С фотореализмом Рихтера можно связать, думается, все‑таки скорее формально: просто он тоже использует снимок как основу. В 1962‑м начинает создавать «фото‑картины»: в «Столе» поверх, поперек этого предмета обстановки, как бельмо, появляется размазанное пятно — Рихтеру хотелось радикального, неожиданного жеста. Разные его работы будут балансировать между узнаваемыми контурами, когда изображение не теряет формы, и уходом в экспрессию (раз уж для появившегося в конце 1970‑х неоэкспрессионизма были важны традиции немецкого экспрессионизма), вернее, в экспрессивную абстракцию. Рихтер будет «крутить» абстракцию так и эдак, даже уходя в «пиксельные» кубики или в разноцветные полосы. В 1972‑м на 36‑й Венецианской биеннале ему отдали весь немецкий павильон, он выставил там близкую концептуализму серию «48 портретов». Рихтер говорил, что к ее созданию его подтолкнула архитектура здания, в которой отразились характерные для его национал‑социалистической страны черты. Эйнштейн, Кафка, Пуччини, Стравинский, Малер, Оскар Уайльд, Ортега‑и‑Гассет, Андре Жид, Брукнер — все они были «унифицированы» в этом проекте до черно‑белых оплечных портретов и «втиснуты» в подобие таблицы.

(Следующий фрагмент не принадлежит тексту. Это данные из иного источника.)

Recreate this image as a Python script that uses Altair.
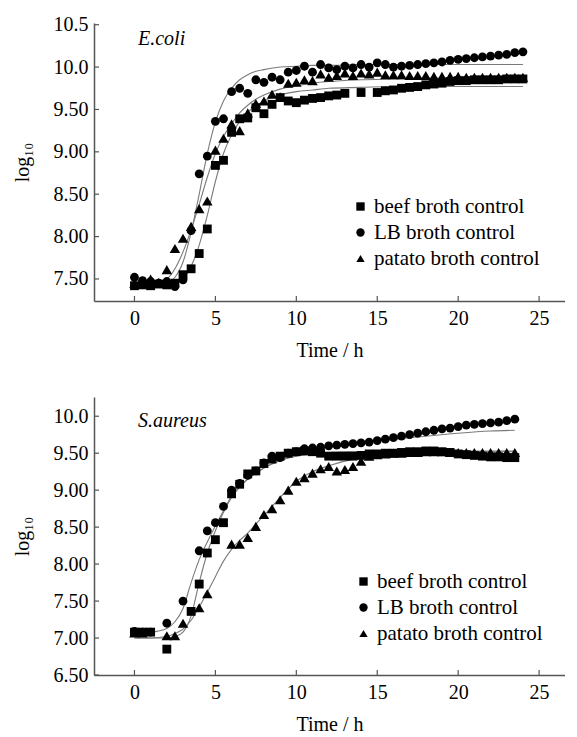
import altair as alt
import pandas as pd

FONT = "Liberation Serif, Times New Roman, serif"
SERIES = ["beef broth control", "LB broth control", "patato broth control"]
SHAPES = ["square", "circle", "triangle-up"]

# ---------------- E.coli panel ----------------
ecoli_t = [0, 0.5, 1, 1.5, 2, 2.5, 3, 3.5, 4, 4.5, 5, 5.5, 6, 6.5, 7, 7.5, 8, 8.5, 9, 9.5,
           10, 10.5, 11, 11.5, 12, 12.5, 13, 13.5, 14, 14.5, 15, 15.5, 16, 16.5, 17, 17.5,
           18, 18.5, 19, 19.5, 20, 20.5, 21, 21.5, 22, 22.5, 23, 23.5, 24]
ecoli_beef = [7.42, 7.43, 7.42, 7.44, 7.43, 7.45, 7.55, 7.62, 7.80, 8.09, 8.84, 8.90, 9.23, 9.39,
              9.40, 9.52, 9.45, 9.56, 9.64, 9.60, 9.58, 9.61, 9.63, 9.64, 9.66, 9.67, 9.69, None,
              9.70, None, 9.70, 9.72, 9.73, 9.75, 9.76, 9.77, 9.79, 9.80, 9.81, 9.83, 9.84, 9.84,
              9.85, 9.85, 9.85, 9.85, 9.86, 9.86, 9.86]
ecoli_lb = [7.52, 7.48, 7.47, 7.45, 7.47, 7.41, 7.49, 8.07, 8.74, 8.95, 9.36, 9.39, 9.71, 9.75,
            9.69, 9.85, 9.82, 9.88, 9.85, 9.94, 9.96, 10.01, 9.94, 10.03, 9.99, 9.97, 10.01, 9.99,
            10.03, 10.00, 10.05, 10.03, 10.00, 10.01, 10.02, 10.03, 10.04, 10.05, 10.06, 10.08,
            10.09, 10.10, 10.11, 10.12, 10.13, 10.14, 10.15, 10.17, 10.18]
ecoli_pot = [7.45, 7.44, 7.50, 7.46, 7.61, 7.86, 7.98, 8.12, 8.33, 8.42, 9.02, 9.16, 9.33, 9.25,
             9.46, 9.57, 9.60, 9.68, 9.65, 9.81, 9.82, 9.85, 9.84, 9.92, 9.88, 9.90, 9.93, 9.90,
             9.93, 9.92, 9.94, 9.91, 9.91, 9.91, 9.90, 9.90, 9.90, 9.89, 9.89, 9.89, 9.89, 9.88,
             9.88, 9.88, 9.88, 9.88, 9.88, 9.88, 9.88]

ecoli_fit_t = [0, 1, 2, 2.5, 3, 3.5, 4, 4.5, 5, 5.5, 6, 6.5, 7, 7.5, 8, 9, 10, 11, 12, 14, 16, 18, 20, 22, 24]
ecoli_fit_lb = [7.45, 7.45, 7.46, 7.52, 7.70, 8.05, 8.50, 8.98, 9.35, 9.60, 9.75, 9.85, 9.91, 9.95,
                9.97, 10.00, 10.01, 10.02, 10.02, 10.03, 10.03, 10.03, 10.03, 10.03, 10.03]
ecoli_fit_pot = [7.43, 7.44, 7.50, 7.62, 7.82, 8.08, 8.38, 8.70, 8.98, 9.18, 9.33, 9.46, 9.55, 9.62,
                 9.67, 9.74, 9.78, 9.81, 9.83, 9.85, 9.86, 9.87, 9.87, 9.87, 9.87]
ecoli_fit_beef = [7.40, 7.40, 7.41, 7.43, 7.50, 7.65, 7.90, 8.25, 8.65, 8.98, 9.20, 9.36, 9.47, 9.54,
                  9.60, 9.67, 9.71, 9.73, 9.75, 9.76, 9.77, 9.77, 9.77, 9.77, 9.77]

# ---------------- S.aureus panel ----------------
saur_t = [0, 0.5, 1, 1.5, 2, 2.5, 3, 3.5, 4, 4.5, 5, 5.5, 6, 6.5, 7, 7.5, 8, 8.5, 9, 9.5,
          10, 10.5, 11, 11.5, 12, 12.5, 13, 13.5, 14, 14.5, 15, 15.5, 16, 16.5, 17, 17.5,
          18, 18.5, 19, 19.5, 20, 20.5, 21, 21.5, 22, 22.5, 23, 23.5]
saur_beef = [7.08, 7.08, 7.08, None, 6.85, None, None, 7.36, 7.73, 8.15, 8.33, 8.56, 8.95, 9.08,
             9.22, 9.26, 9.36, 9.42, 9.46, 9.50, 9.52, 9.53, 9.52, 9.50, 9.46, 9.46, 9.46, 9.46,
             9.47, 9.49, 9.49, 9.50, 9.50, 9.51, 9.52, 9.52, 9.53, 9.53, 9.52, 9.51, 9.49, 9.48,
             9.47, 9.46, 9.45, 9.45, 9.44, 9.44]
saur_lb = [7.09, 7.08, 7.08, None, 7.20, None, 7.50, None, 8.18, 8.45, 8.56, 8.78, 9.00, 9.09,
           9.20, 9.26, 9.37, 9.46, 9.44, 9.50, 9.52, 9.56, 9.57, 9.58, 9.60, 9.61, 9.62, 9.63,
           9.64, 9.65, 9.67, 9.69, 9.71, 9.73, 9.75, 9.77, 9.79, 9.81, 9.83, 9.84, 9.86, 9.88,
           9.89, 9.90, 9.91, 9.92, 9.94, 9.96]
saur_pot = [7.07, 7.07, None, None, 7.03, 7.03, 7.20, None, 7.41, 7.60, None, None, 8.27, 8.27,
            8.36, 8.51, 8.67, 8.75, 8.87, 9.00, 9.12, 9.17, 9.23, 9.29, 9.32, 9.26, 9.28, 9.32,
            9.39, 9.46, 9.48, 9.49, 9.50, 9.50, 9.51, 9.51, 9.52, 9.52, 9.52, 9.51, 9.51, 9.51,
            9.51, 9.51, 9.51, 9.51, 9.51, 9.51]

saur_fit_t = [0, 1, 2, 2.5, 3, 3.5, 4, 4.5, 5, 5.5, 6, 6.5, 7, 7.5, 8, 9, 10, 11, 12, 14, 16, 18, 20, 22, 23.5]
saur_fit_lb = [7.07, 7.08, 7.13, 7.22, 7.40, 7.75, 8.06, 8.30, 8.52, 8.72, 8.92, 9.05, 9.15, 9.23,
               9.30, 9.40, 9.48, 9.54, 9.58, 9.64, 9.69, 9.73, 9.77, 9.80, 9.81]
saur_fit_beef = [7.00, 7.00, 7.00, 7.02, 7.08, 7.30, 7.75, 8.15, 8.45, 8.70, 8.90, 9.04, 9.15, 9.23,
                 9.30, 9.40, 9.46, 9.49, 9.51, 9.52, 9.53, 9.53, 9.53, 9.53, 9.53]
saur_fit_pot = [7.00, 7.00, 7.02, 7.06, 7.12, 7.24, 7.42, 7.62, 7.83, 8.04, 8.20, 8.32, 8.42, 8.54,
                8.66, 8.90, 9.12, 9.25, 9.33, 9.44, 9.49, 9.51, 9.52, 9.52, 9.52]

x_ticks = [0, 5, 10, 15, 20, 25]
ecoli_yticks = [7.5, 8.0, 8.5, 9.0, 9.5, 10.0, 10.5]
saur_yticks = [6.5, 7.0, 7.5, 8.0, 8.5, 9.0, 9.5, 10.0]

W, H = 471, 278
AXIS_COLOR = "#555555"


def long_points(times, beef, lb, pot):
    rows = []
    for name, vals in zip(SERIES, [beef, lb, pot]):
        for t, v in zip(times, vals):
            if v is not None:
                rows.append({"t": t, "v": v, "series": name})
    return pd.DataFrame(rows)


def panel(times, beef, lb, pot, ft, fb, fl, fp, ydom, yticks, label, lx, ly):
    pts = long_points(times, beef, lb, pot)
    fits = long_points(ft, fb, fl, fp)
    xenc = alt.X("t:Q",
                 scale=alt.Scale(domain=[-2.5, 26.6], nice=False, zero=False),
                 axis=alt.Axis(values=x_ticks, title="Time / h", ticks=False, tickSize=0,
                               labelPadding=7, titlePadding=12, grid=False,
                               labelFont=FONT, labelFontSize=20, labelColor="black",
                               titleFont=FONT, titleFontSize=20, titleColor="black",
                               titleFontWeight="normal",
                               domainColor=AXIS_COLOR, domainWidth=1.5))
    yenc = alt.Y("v:Q",
                 scale=alt.Scale(domain=ydom, nice=False, zero=False),
                 axis=alt.Axis(values=yticks, title="log₁₀", ticks=False, tickSize=0,
                               labelPadding=6, titlePadding=21, grid=False,
                               labelFont=FONT, labelFontSize=20, labelColor="black",
                               titleFont=FONT, titleFontSize=20, titleColor="black",
                               titleFontWeight="normal",
                               domainColor=AXIS_COLOR, domainWidth=1.5,
                               labelExpr="datum.value >= 10 ? format(datum.value, '.1f') : format(datum.value, '.2f')"))
    shape = alt.Shape("series:N", scale=alt.Scale(domain=SERIES, range=SHAPES),
                      legend=alt.Legend(title=None, orient="none", legendX=lx, legendY=ly,
                                        labelFont=FONT, labelFontSize=21, labelColor="black",
                                        symbolSize=70, labelOffset=3, rowPadding=4,
                                        labelLimit=300))
    lines = alt.Chart(fits).mark_line(color="#7a7a7a", strokeWidth=1.1, interpolate="monotone").encode(
        x=xenc, y=yenc, detail="series:N")
    sq_circ = alt.Chart(pts).transform_filter(
        alt.FieldOneOfPredicate(field="series", oneOf=SERIES[:2])
    ).mark_point(filled=True, color="black", opacity=1, size=78).encode(x=xenc, y=yenc, shape=shape)
    tri = alt.Chart(pts).transform_filter(
        alt.FieldEqualPredicate(field="series", equal=SERIES[2])
    ).mark_point(filled=True, color="black", opacity=1, size=110).encode(x=xenc, y=yenc, shape=shape)
    xt = alt.Chart(pd.DataFrame({"t": x_ticks})).mark_rule(color=AXIS_COLOR, strokeWidth=1.2).encode(
        x=xenc, y=alt.value(H), y2=alt.value(H - 5))
    yt = alt.Chart(pd.DataFrame({"v": yticks})).mark_rule(color=AXIS_COLOR, strokeWidth=1.2).encode(
        y=yenc, x=alt.value(0), x2=alt.value(5))
    return alt.layer(lines, sq_circ, tri, xt, yt).properties(
        width=W, height=H,
        title=alt.TitleParams(label, anchor="start", frame="group", font=FONT, fontSize=20,
                              fontStyle="italic", fontWeight="normal", color="black",
                              dx=44, dy=34, orient="top", offset=0),
    )


top = panel(ecoli_t, ecoli_beef, ecoli_lb, ecoli_pot,
            ecoli_fit_t, ecoli_fit_beef, ecoli_fit_lb, ecoli_fit_pot,
            [7.24, 10.52], ecoli_yticks, "E.coli", 256, 173)
bottom = panel(saur_t, saur_beef, saur_lb, saur_pot,
               saur_fit_t, saur_fit_beef, saur_fit_lb, saur_fit_pot,
               [6.5, 10.26], saur_yticks, "S.aureus", 259, 174)

chart = alt.vconcat(top, bottom, spacing=37).resolve_scale(
    shape="independent"
).properties(
    padding={"left": 4, "top": 6, "right": 0, "bottom": 0}
).configure_view(stroke=None).configure_legend(
    symbolFillColor="black", symbolStrokeColor="black"
)

chart.save("out.html", embed_options={"renderer": "svg", "actions": False})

В Москве же обещают раннюю, 1973 года, тяготеющую к минимализму работу «Серый» (одну из многих у Рихтера с этим цветом, где художник работает с фактурой красочного слоя), абстрактные рисунки «Галифакс» (1978), абстрактную «Агаду» (2006) и, например, относительно недавнюю серию 2011‑го «Музейные походы» (Museum Visits). В ней художник возвращается к фотографии как к «базе» буквально — только поверх снимков проходит, частью оставляя изображение, частью «затуманивая», белым лаком. Наконец, будет одна из самых знаменитых его «зеркальных» работ («Mirror, grey», 1991), в которой соединены «факт» стекла, зеркала и «реальность» картины — Рихтер часто заводит зрителя в тупик.